**GIVEN REQUEST:** Copy exactly the lines from the start of the data below through the one that carries "const fmt = (v: number)", and only those.

++++++++

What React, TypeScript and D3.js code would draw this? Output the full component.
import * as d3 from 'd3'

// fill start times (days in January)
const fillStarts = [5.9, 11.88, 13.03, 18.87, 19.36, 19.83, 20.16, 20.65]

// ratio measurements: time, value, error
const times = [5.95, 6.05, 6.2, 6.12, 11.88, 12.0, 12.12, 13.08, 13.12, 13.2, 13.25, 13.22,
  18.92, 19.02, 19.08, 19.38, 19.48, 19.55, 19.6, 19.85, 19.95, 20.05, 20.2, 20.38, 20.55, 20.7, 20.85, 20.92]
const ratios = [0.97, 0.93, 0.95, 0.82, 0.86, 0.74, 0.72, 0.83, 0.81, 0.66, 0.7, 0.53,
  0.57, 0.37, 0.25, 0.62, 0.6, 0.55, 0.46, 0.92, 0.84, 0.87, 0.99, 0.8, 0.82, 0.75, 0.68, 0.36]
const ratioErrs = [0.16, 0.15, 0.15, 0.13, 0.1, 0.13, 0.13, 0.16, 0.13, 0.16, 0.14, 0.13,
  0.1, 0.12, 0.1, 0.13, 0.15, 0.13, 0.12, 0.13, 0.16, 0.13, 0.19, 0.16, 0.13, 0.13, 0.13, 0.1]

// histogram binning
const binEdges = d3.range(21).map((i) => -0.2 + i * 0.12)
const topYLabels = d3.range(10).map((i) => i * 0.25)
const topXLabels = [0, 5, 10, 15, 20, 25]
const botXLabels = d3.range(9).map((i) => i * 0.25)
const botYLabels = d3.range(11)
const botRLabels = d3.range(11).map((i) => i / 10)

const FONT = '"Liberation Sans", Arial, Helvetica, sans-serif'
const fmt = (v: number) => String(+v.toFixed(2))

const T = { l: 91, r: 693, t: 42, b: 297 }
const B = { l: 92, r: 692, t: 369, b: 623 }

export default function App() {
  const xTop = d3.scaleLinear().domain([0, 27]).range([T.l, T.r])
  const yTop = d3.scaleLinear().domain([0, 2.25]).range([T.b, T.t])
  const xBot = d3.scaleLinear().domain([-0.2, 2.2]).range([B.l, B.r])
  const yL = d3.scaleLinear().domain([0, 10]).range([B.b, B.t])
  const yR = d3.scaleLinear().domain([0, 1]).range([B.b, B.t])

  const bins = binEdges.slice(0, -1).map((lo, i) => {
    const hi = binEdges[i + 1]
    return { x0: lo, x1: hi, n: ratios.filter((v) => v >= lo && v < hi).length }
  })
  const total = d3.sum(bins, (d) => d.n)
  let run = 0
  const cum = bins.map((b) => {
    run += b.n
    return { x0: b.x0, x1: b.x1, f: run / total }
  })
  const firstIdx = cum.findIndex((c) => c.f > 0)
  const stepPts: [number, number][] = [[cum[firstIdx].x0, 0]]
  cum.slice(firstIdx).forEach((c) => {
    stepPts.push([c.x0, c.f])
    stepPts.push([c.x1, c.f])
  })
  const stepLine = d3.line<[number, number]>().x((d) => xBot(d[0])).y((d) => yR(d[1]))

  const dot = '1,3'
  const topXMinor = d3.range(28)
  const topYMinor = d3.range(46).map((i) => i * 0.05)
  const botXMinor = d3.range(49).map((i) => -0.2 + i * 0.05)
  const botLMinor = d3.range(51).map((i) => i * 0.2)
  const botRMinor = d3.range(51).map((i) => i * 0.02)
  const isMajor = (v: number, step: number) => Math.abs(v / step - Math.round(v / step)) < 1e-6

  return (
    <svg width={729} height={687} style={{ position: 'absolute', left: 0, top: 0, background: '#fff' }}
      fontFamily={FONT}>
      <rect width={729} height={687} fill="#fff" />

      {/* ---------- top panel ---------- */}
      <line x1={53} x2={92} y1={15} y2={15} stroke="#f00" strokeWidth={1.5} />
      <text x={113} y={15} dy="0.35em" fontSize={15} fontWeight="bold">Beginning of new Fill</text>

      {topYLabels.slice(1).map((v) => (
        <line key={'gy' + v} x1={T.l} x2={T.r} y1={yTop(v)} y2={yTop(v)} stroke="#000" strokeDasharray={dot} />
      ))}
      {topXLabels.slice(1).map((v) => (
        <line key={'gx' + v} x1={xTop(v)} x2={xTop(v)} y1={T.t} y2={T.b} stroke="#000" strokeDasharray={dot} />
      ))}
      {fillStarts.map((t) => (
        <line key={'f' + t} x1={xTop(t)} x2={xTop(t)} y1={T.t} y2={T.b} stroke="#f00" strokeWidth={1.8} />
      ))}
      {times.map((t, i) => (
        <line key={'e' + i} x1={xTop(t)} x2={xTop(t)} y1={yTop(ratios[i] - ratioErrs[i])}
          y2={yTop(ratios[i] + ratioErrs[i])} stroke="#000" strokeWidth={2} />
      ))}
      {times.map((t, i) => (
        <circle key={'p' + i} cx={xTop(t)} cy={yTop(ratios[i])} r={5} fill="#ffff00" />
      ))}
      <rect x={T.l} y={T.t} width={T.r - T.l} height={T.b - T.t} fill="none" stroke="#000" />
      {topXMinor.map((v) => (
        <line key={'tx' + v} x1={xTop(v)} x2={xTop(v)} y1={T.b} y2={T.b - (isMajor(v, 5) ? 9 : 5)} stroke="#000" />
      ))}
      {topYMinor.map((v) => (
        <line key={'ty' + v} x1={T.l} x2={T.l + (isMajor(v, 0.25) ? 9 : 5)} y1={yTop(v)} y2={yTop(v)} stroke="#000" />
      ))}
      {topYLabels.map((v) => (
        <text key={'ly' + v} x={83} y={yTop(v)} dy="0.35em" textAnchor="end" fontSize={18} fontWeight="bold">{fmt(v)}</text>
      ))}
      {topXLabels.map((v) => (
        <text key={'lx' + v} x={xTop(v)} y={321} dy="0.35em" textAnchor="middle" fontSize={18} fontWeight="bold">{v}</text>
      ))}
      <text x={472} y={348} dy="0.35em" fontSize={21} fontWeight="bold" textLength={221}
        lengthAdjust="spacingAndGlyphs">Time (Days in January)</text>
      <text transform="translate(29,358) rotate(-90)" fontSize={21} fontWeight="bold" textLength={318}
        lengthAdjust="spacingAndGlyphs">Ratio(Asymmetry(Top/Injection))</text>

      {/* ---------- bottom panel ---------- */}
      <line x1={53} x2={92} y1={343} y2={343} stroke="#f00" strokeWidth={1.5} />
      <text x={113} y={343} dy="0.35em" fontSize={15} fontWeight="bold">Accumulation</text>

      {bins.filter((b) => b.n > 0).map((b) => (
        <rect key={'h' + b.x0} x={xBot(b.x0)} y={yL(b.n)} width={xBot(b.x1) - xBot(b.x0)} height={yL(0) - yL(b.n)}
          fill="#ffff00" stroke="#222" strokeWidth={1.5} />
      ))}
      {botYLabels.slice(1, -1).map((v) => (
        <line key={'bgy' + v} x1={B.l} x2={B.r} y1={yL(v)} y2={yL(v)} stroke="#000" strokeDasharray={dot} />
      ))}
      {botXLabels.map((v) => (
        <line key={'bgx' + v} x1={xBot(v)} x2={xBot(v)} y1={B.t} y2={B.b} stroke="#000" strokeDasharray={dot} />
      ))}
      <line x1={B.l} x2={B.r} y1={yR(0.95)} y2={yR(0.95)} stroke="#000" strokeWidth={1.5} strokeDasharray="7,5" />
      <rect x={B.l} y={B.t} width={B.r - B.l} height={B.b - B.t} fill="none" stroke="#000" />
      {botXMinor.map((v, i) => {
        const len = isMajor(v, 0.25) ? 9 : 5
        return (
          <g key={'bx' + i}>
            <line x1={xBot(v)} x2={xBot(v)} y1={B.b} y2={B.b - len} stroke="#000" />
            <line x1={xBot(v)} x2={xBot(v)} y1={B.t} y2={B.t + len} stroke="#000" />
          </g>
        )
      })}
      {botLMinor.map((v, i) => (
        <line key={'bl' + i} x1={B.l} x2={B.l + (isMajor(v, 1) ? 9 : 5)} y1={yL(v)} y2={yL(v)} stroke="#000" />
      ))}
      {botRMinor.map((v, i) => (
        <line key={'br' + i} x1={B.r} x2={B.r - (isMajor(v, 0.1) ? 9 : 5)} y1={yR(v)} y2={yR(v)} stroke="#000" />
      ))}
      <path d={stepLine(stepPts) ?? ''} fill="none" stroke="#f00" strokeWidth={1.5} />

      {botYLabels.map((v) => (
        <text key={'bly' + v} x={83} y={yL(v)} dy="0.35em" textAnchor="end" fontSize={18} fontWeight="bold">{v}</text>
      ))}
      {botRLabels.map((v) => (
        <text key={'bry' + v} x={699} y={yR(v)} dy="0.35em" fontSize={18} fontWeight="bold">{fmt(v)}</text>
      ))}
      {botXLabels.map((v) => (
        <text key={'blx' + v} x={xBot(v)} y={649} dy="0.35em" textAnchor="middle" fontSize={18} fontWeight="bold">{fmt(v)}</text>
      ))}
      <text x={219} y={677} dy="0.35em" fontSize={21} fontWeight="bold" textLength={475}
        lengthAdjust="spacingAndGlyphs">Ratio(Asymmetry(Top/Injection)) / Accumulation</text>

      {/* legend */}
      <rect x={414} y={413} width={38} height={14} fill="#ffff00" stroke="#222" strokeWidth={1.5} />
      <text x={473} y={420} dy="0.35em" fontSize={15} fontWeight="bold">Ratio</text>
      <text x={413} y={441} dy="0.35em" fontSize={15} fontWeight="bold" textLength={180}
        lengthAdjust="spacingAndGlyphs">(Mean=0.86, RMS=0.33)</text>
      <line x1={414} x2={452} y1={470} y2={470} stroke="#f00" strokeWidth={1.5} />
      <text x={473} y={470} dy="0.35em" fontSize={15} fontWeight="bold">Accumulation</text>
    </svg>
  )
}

++++++++

**FINAL ANSWER:**
What React, TypeScript and D3.js code would draw this? Output the full component.
import * as d3 from 'd3'

// fill start times (days in January)
const fillStarts = [5.9, 11.88, 13.03, 18.87, 19.36, 19.83, 20.16, 20.65]

// ratio measurements: time, value, error
const times = [5.95, 6.05, 6.2, 6.12, 11.88, 12.0, 12.12, 13.08, 13.12, 13.2, 13.25, 13.22,
  18.92, 19.02, 19.08, 19.38, 19.48, 19.55, 19.6, 19.85, 19.95, 20.05, 20.2, 20.38, 20.55, 20.7, 20.85, 20.92]
const ratios = [0.97, 0.93, 0.95, 0.82, 0.86, 0.74, 0.72, 0.83, 0.81, 0.66, 0.7, 0.53,
  0.57, 0.37, 0.25, 0.62, 0.6, 0.55, 0.46, 0.92, 0.84, 0.87, 0.99, 0.8, 0.82, 0.75, 0.68, 0.36]
const ratioErrs = [0.16, 0.15, 0.15, 0.13, 0.1, 0.13, 0.13, 0.16, 0.13, 0.16, 0.14, 0.13,
  0.1, 0.12, 0.1, 0.13, 0.15, 0.13, 0.12, 0.13, 0.16, 0.13, 0.19, 0.16, 0.13, 0.13, 0.13, 0.1]

// histogram binning
const binEdges = d3.range(21).map((i) => -0.2 + i * 0.12)
const topYLabels = d3.range(10).map((i) => i * 0.25)
const topXLabels = [0, 5, 10, 15, 20, 25]
const botXLabels = d3.range(9).map((i) => i * 0.25)
const botYLabels = d3.range(11)
const botRLabels = d3.range(11).map((i) => i / 10)

const FONT = '"Liberation Sans", Arial, Helvetica, sans-serif'
const fmt = (v: number) => String(+v.toFixed(2))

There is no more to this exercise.